Treaty Investors and Small Businesses

Treaties of commerce between the US and partner nations will allow foreign nationals of a treaty nation to enter and remain in the US while they are directing or managing an investment located in the US.  Although the treaty investor, or “E-2”, classification is statutorily murky in providing investors with clear, reliable expectations regarding the government’s requirements, the E-2 treaty investor provisions continue to allow many foreign nationals to enter and stay in the US while they continue to manage their business.
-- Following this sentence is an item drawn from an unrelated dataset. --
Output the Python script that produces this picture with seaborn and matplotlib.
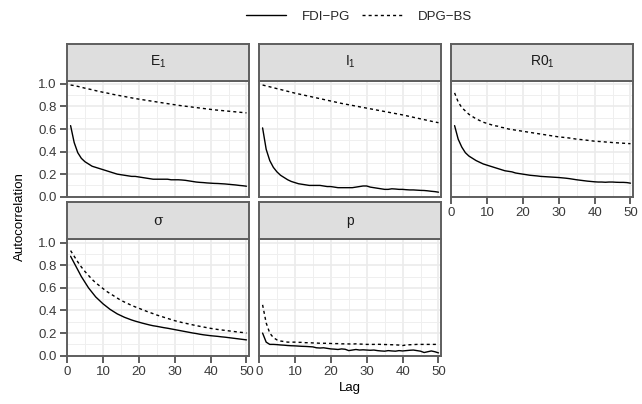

While an investment in an enterprise must be substantial, small and medium-sized businesses make ideal investments for the E-2 classification.  First, they are small enough that directing the investment can be performed by a single individual.  Second, the management of these businesses typically requires the owner of the investment to be in the US to properly operate the businesses.  Also, purchase, ownership, and management can be a turnkey process.  There are no long periods of negotiation and intricate complexities in the transfer of ownership that would jeopardize the foreign national’s stay in the US before the foreign national changes his status to E-2.  Most importantly, the investment and the role of the investor can be documented relatively easily in a petition to the government.  Photographs of business premises, payroll documents, and invoices are some of the most compelling documents in an E-2 petition.

Each investor is unique in his or her particular business experience.  As with any immigration client, a thorough examination of the investor's needs and goals (both short-term and long-term), as well as the investor's qualifications, will dictate if the E-2 investor classification is appropriate.